As corrected through Wednesday, February 7, 2024


[*1]
 The People of the State of New York, Respondent,
v
Isaias Leon, Appellant.

Patricia Pazner, New York, NY (Elisabeth R. Calcaterra of counsel), for appellant.

Melinda Katz, District Attorney, Kew Gardens, NY (Johnnette Traill, Danielle M. O'Boyle, and Christopher M. Ciccolini of counsel), for respondent.

Appeal by the defendant from a judgment of the Supreme Court, Queens County (Leslie Leach, J.), rendered October 23, 2019, convicting him of attempted robbery in the first degree, burglary in the second degree, criminal possession of a weapon in the third degree (three counts), criminal mischief in the fourth degree (two counts), attempted burglary in the second degree, assault in the second degree, burglary in the third degree, criminal possession of burglar's tools, and criminal possession of stolen property in the fifth degree, upon a jury verdict, and imposing sentence.

Ordered that the judgment is affirmed.

The defendant's contention that the prosecutor's summation remarks were improper and deprived him of a fair trial is partially unpreserved for appellate review (see CPL 470.05 [2]; People v Romero, 7 NY3d 911, 912 [2006]; People v O'Sullivan, 211 AD3d 751, 752 [2022]). In any event, while some of the prosecutor's summation remarks were improper, under the circumstances of this case, the defendant was not deprived of a fair trial by the prosecutor's remarks, and any other error in this regard was harmless. Although counsel is to be afforded the "widest latitude" in making summation arguments, it is fundamental that counsel stay "within the four corners of the evidence" and "avoid irrelevant comments which have no bearing on any legitimate issue in the case" (People v Ashwal, 39 NY2d 105, 109 [1976] [internal quotation marks omitted]; see People v Ortiz, 189 AD3d 891, 892-893 [2020]; People v Cunningham, 171 AD3d 1207, 1208 [2019]).

Here, it was improper for the prosecutor to state that the defendant's presumption of innocence was "gone" (see People v Alfaro, 260 AD2d 495, 496 [1999]; see generally People v Green, 144 AD3d 589, 590 [2016]; People v Hatchcock, 96 AD3d 1082, 1085 [2012]), and to evoke the jury's sympathy for the complainants (see People v Cunningham, 171 AD3d at 1208; People v Cherry, 163 AD3d 706, 707 [2018]; People v Gurdon, 153 AD3d 1430, 1431 [2017]).
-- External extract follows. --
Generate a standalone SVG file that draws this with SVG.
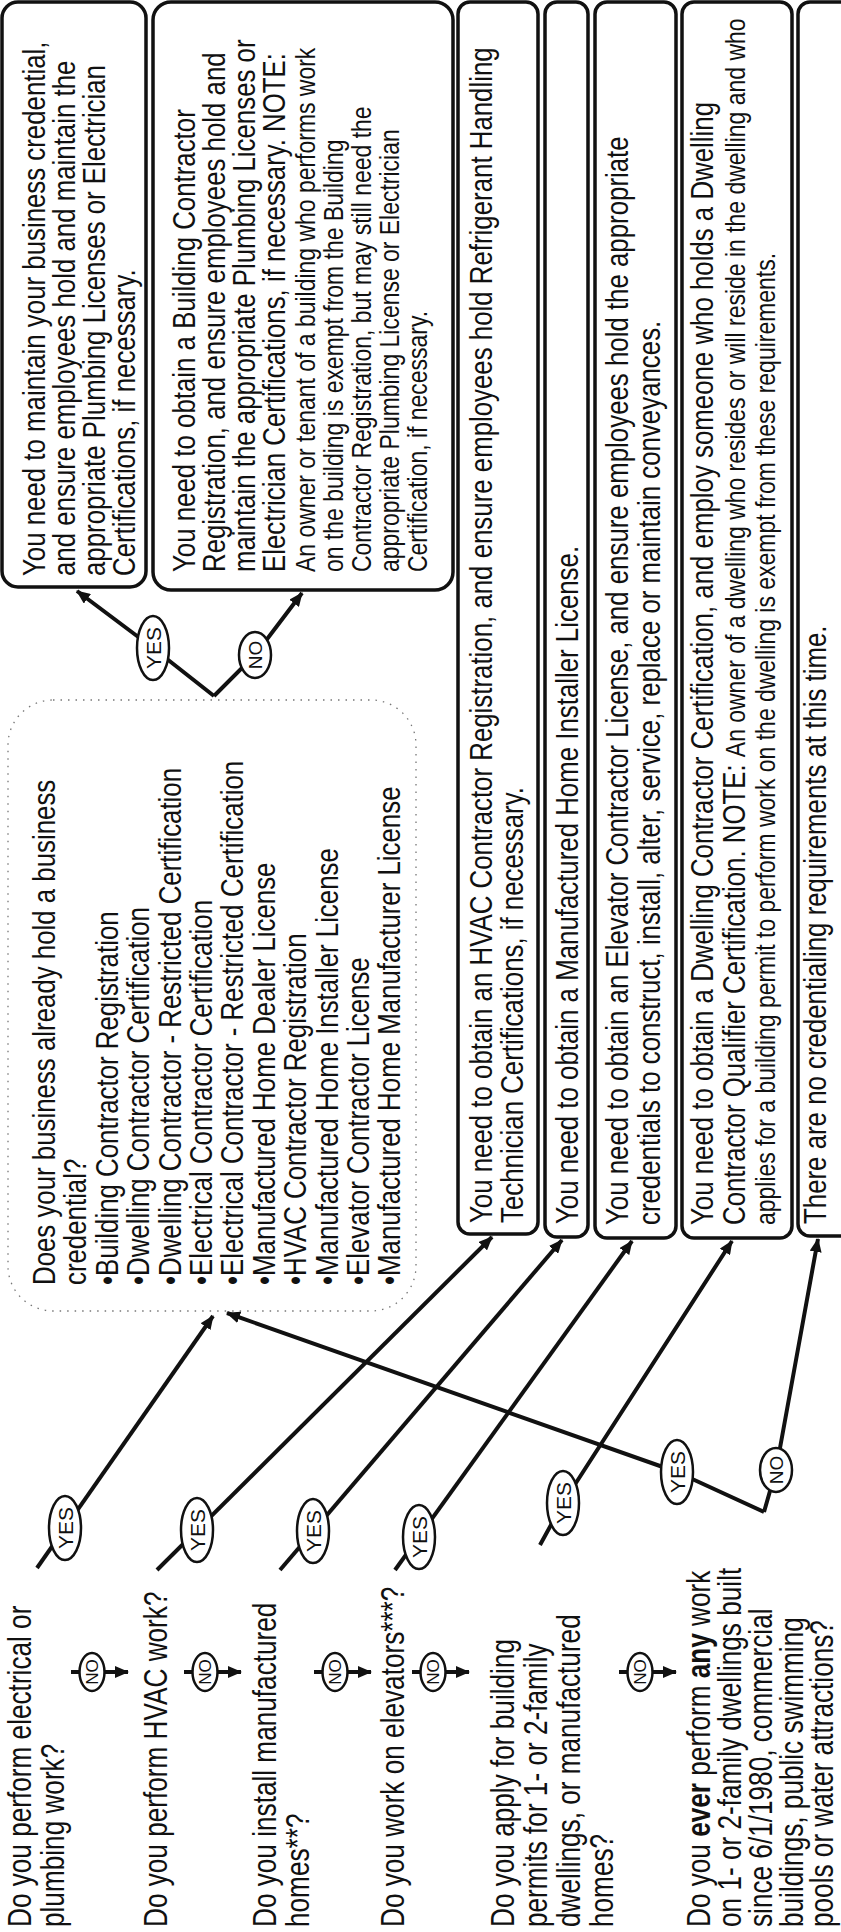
<svg xmlns="http://www.w3.org/2000/svg" width="841" height="1932" viewBox="0 0 841 1932">
<defs>
<style>
.t{font-family:"Liberation Sans",Arial,Helvetica,sans-serif;fill:#111}
.n{font-size:31.5px}
.s{font-size:28px}
.q{font-size:34px}
.b{font-weight:bold}
.box{fill:#fff;stroke:#111;stroke-width:3.5}
.dot{fill:none;stroke:#777;stroke-width:1.3;stroke-dasharray:1.5 6}
.ln{fill:none;stroke:#111;stroke-width:4;stroke-linejoin:round}
.bub{fill:#fff;stroke:#111;stroke-width:2.5}
.yn{font-family:"Liberation Sans",Arial,sans-serif;fill:#111;text-anchor:middle}
</style>
<marker id="ah" viewBox="0 0 14 12" markerWidth="14" markerHeight="12" refX="13" refY="6" orient="auto" markerUnits="userSpaceOnUse">
<path d="M0,0 L14,6 L0,12 z" fill="#111"/>
</marker>
</defs>
<rect x="0" y="0" width="841" height="1932" fill="#fff"/>

<g id="box-a">
<rect class="box" x="2" y="2" width="144" height="585" rx="16"/>
<text class="t n" transform="translate(45,576) rotate(-90) scale(0.82,1)"><tspan x="0" y="0">You need to maintain your business credential,</tspan><tspan x="0" y="30">and ensure employees hold and maintain the</tspan><tspan x="0" y="60">appropriate Plumbing Licenses or Electrician</tspan><tspan x="0" y="90">Certifications, if necessary.</tspan></text>
</g>

<g id="box-b">
<rect class="box" x="153" y="2" width="300" height="588" rx="18"/>
<text class="t n" transform="translate(195,572) rotate(-90) scale(0.82,1)"><tspan x="0" y="0">You need to obtain a Building Contractor</tspan><tspan x="0" y="30">Registration, and ensure  employees hold and</tspan><tspan x="0" y="60">maintain the appropriate Plumbing Licenses or</tspan><tspan x="0" y="90">Electrician Certifications, if necessary.  NOTE:</tspan><tspan class="s" x="0" y="120">An owner or tenant of a building who performs work</tspan><tspan class="s" x="0" y="148">on the building is exempt from the Building</tspan><tspan class="s" x="0" y="176">Contractor Registration, but may still need the</tspan><tspan class="s" x="0" y="204">appropriate Plumbing License or Electrician</tspan><tspan class="s" x="0" y="232">Certification, if necessary.</tspan></text>
</g>

<g id="box-c">
<rect class="box" x="458" y="2" width="80" height="1232" rx="12"/>
<text class="t n" transform="translate(492,1223) rotate(-90) scale(0.82,1)"><tspan x="0" y="0">You need to obtain an HVAC Contractor Registration, and ensure employees hold Refrigerant Handling</tspan><tspan x="0" y="31">Technician Certifications, if necessary.</tspan></text>
</g>

<g id="box-d">
<rect class="box" x="545" y="2" width="43" height="1235" rx="12"/>
<text class="t n" transform="translate(578,1224) rotate(-90) scale(0.82,1)">You need to obtain a Manufactured Home Installer License.</text>
</g>

<g id="box-e">
<rect class="box" x="595" y="2" width="81" height="1236" rx="12"/>
<text class="t n" transform="translate(628,1225) rotate(-90) scale(0.82,1)"><tspan x="0" y="0">You need to obtain an Elevator Contractor License, and ensure employees hold the appropriate</tspan><tspan x="0" y="32">credentials to construct, install, alter, service, replace or maintain conveyances.</tspan></text>
</g>

<g id="box-f">
<rect class="box" x="682" y="2" width="110" height="1236" rx="12"/>
<text class="t n" transform="translate(713,1225) rotate(-90) scale(0.82,1)"><tspan x="0" y="0">You need to obtain a Dwelling Contractor Certification, and employ someone who holds a Dwelling</tspan><tspan x="0" y="32">Contractor Qualifier Certification.  NOTE: </tspan><tspan class="s">An owner of a dwelling who resides or will reside in the dwelling and who</tspan><tspan class="s" x="0" y="62">applies for a building permit to perform work on the dwelling is exempt from these requirements.</tspan></text>
</g>

<g id="box-g">
<rect class="box" x="798" y="2" width="80" height="1234" rx="12"/>
<text class="t n" transform="translate(826,1224) rotate(-90) scale(0.82,1)">There are no credentialing requirements at this time.</text>
</g>

<g id="list-box">
<rect class="dot" x="8" y="700" width="408" height="611" rx="45"/>
<text class="t n" transform="translate(55,1285) rotate(-90) scale(0.82,1)"><tspan x="0" y="0">Does your business already hold a business</tspan><tspan x="0" y="31.4">credential?</tspan><tspan x="0" y="62.8">•Building Contractor Registration</tspan><tspan x="0" y="94.2">•Dwelling Contractor Certification</tspan><tspan x="0" y="125.6">•Dwelling Contractor - Restricted Certification</tspan><tspan x="0" y="157">•Electrical Contractor Certification</tspan><tspan x="0" y="188.4">•Electrical Contractor - Restricted Certification</tspan><tspan x="0" y="219.8">•Manufactured Home Dealer License</tspan><tspan x="0" y="251.2">•HVAC Contractor Registration</tspan><tspan x="0" y="282.6">•Manufactured Home Installer License</tspan><tspan x="0" y="314">•Elevator Contractor License</tspan><tspan x="0" y="345.4">•Manufactured Home Manufacturer License</tspan></text>
</g>

<g id="q1">
<text class="t q" transform="translate(31,1927) rotate(-90) scale(0.77,1)"><tspan x="0" y="0">Do you perform electrical or</tspan><tspan x="0" y="33">plumbing work?</tspan></text>
</g>
<g id="q2">
<text class="t q" transform="translate(167,1927) rotate(-90) scale(0.77,1)">Do you perform HVAC work?</text>
</g>
<g id="q3">
<text class="t q" transform="translate(276,1927) rotate(-90) scale(0.77,1)"><tspan x="0" y="0">Do you install manufactured</tspan><tspan x="0" y="33">homes**?</tspan></text>
</g>
<g id="q4">
<text class="t q" transform="translate(404,1927) rotate(-90) scale(0.77,1)">Do you work on elevators***?</text>
</g>
<g id="q5">
<text class="t q" transform="translate(514,1927) rotate(-90) scale(0.77,1)"><tspan x="0" y="0">Do you apply for building</tspan><tspan x="0" y="33">permits for 1- or 2-family</tspan><tspan x="0" y="66">dwellings, or  manufactured</tspan><tspan x="0" y="99">homes?</tspan></text>
</g>
<g id="q6">
<text class="t q" transform="translate(710,1927) rotate(-90) scale(0.77,1)"><tspan x="0" y="0">Do you <tspan class="b">ever</tspan> perform <tspan class="b">any</tspan> work</tspan><tspan x="0" y="31">on 1- or 2-family dwellings built</tspan><tspan x="0" y="62">since 6/1/1980, commercial</tspan><tspan x="0" y="93">buildings, public swimming</tspan><tspan x="0" y="123">pools or water attractions?</tspan></text>
</g>

<g id="connectors">
<path class="ln" d="M214,696 L153,648 L77,591" marker-end="url(#ah)"/>
<path class="ln" d="M214,696 L255,655 L302,593" marker-end="url(#ah)"/>
<path class="ln" d="M37,1568 L213,1316" marker-end="url(#ah)"/>
<path class="ln" d="M157,1570 L492,1237" marker-end="url(#ah)"/>
<path class="ln" d="M280,1570 L562,1240" marker-end="url(#ah)"/>
<path class="ln" d="M395,1570 L632,1241" marker-end="url(#ah)"/>
<path class="ln" d="M540,1545 L563,1503 L732,1241" marker-end="url(#ah)"/>
<path class="ln" d="M764,1512 L677,1472 L227,1313" marker-end="url(#ah)"/>
<path class="ln" d="M764,1512 L776,1470 L818,1239" marker-end="url(#ah)"/>
<path class="ln" d="M71,1672 L128,1672" marker-end="url(#ah)"/>
<path class="ln" d="M184,1672 L241,1672" marker-end="url(#ah)"/>
<path class="ln" d="M314,1672 L371,1672" marker-end="url(#ah)"/>
<path class="ln" d="M412,1672 L469,1672" marker-end="url(#ah)"/>
<path class="ln" d="M619,1672 L676,1672" marker-end="url(#ah)"/>
</g>

<g id="labels">
<g id="yes-list"><ellipse class="bub" cx="153" cy="648" rx="16" ry="32"/><text class="yn" font-size="21" transform="translate(153,648) rotate(-90)" y="7.5">YES</text></g>
<g id="no-list"><ellipse class="bub" cx="255" cy="655" rx="16" ry="23"/><text class="yn" font-size="19" transform="translate(255,655) rotate(-90)" y="7">NO</text></g>
<g id="yes1"><ellipse class="bub" cx="65" cy="1528" rx="16" ry="32"/><text class="yn" font-size="21" transform="translate(65,1528) rotate(-90)" y="7.5">YES</text></g>
<g id="yes2"><ellipse class="bub" cx="197" cy="1530" rx="16" ry="32"/><text class="yn" font-size="21" transform="translate(197,1530) rotate(-90)" y="7.5">YES</text></g>
<g id="yes3"><ellipse class="bub" cx="313" cy="1531" rx="16" ry="32"/><text class="yn" font-size="21" transform="translate(313,1531) rotate(-90)" y="7.5">YES</text></g>
<g id="yes4"><ellipse class="bub" cx="419" cy="1537" rx="16" ry="32"/><text class="yn" font-size="21" transform="translate(419,1537) rotate(-90)" y="7.5">YES</text></g>
<g id="yes5"><ellipse class="bub" cx="563" cy="1503" rx="16" ry="32"/><text class="yn" font-size="21" transform="translate(563,1503) rotate(-90)" y="7.5">YES</text></g>
<g id="yes6"><ellipse class="bub" cx="677" cy="1472" rx="16" ry="32"/><text class="yn" font-size="21" transform="translate(677,1472) rotate(-90)" y="7.5">YES</text></g>
<g id="no6"><ellipse class="bub" cx="776" cy="1470" rx="16" ry="22"/><text class="yn" font-size="19" transform="translate(776,1470) rotate(-90)" y="7">NO</text></g>
<g id="no1"><ellipse class="bub" cx="92" cy="1672" rx="12.5" ry="19"/><text class="yn" font-size="17" transform="translate(92,1672) rotate(-90)" y="6">NO</text></g>
<g id="no2"><ellipse class="bub" cx="205" cy="1672" rx="12.5" ry="19"/><text class="yn" font-size="17" transform="translate(205,1672) rotate(-90)" y="6">NO</text></g>
<g id="no3"><ellipse class="bub" cx="335" cy="1672" rx="12.5" ry="19"/><text class="yn" font-size="17" transform="translate(335,1672) rotate(-90)" y="6">NO</text></g>
<g id="no4"><ellipse class="bub" cx="433" cy="1672" rx="12.5" ry="19"/><text class="yn" font-size="17" transform="translate(433,1672) rotate(-90)" y="6">NO</text></g>
<g id="no5"><ellipse class="bub" cx="640" cy="1672" rx="12.5" ry="19"/><text class="yn" font-size="17" transform="translate(640,1672) rotate(-90)" y="6">NO</text></g>
</g>
</svg>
Nevertheless, in light of the Supreme Court striking most of the prosecutor's improper remarks and providing proper jury instructions, these errors were not so egregious or pervasive as to deprive the defendant of his right to a fair trial (see People v Ingrassia, 207 AD3d 751, 752 [2022]; People v Dumervil, 205 AD3d 923, 925 [2022]). Furthermore, any other error in this regard was harmless as there was overwhelming evidence of the defendant's guilt and no significant probability that these errors contributed to the defendant's convictions (see People v Crimmins, 36 NY2d 230, 241-242 [1975]; People v Ortiz, 189 AD3d at 892; People v Cunningham, 171 [*2]AD3d at 1208). Connolly, J.P., Miller, Dowling and Landicino, JJ., concur.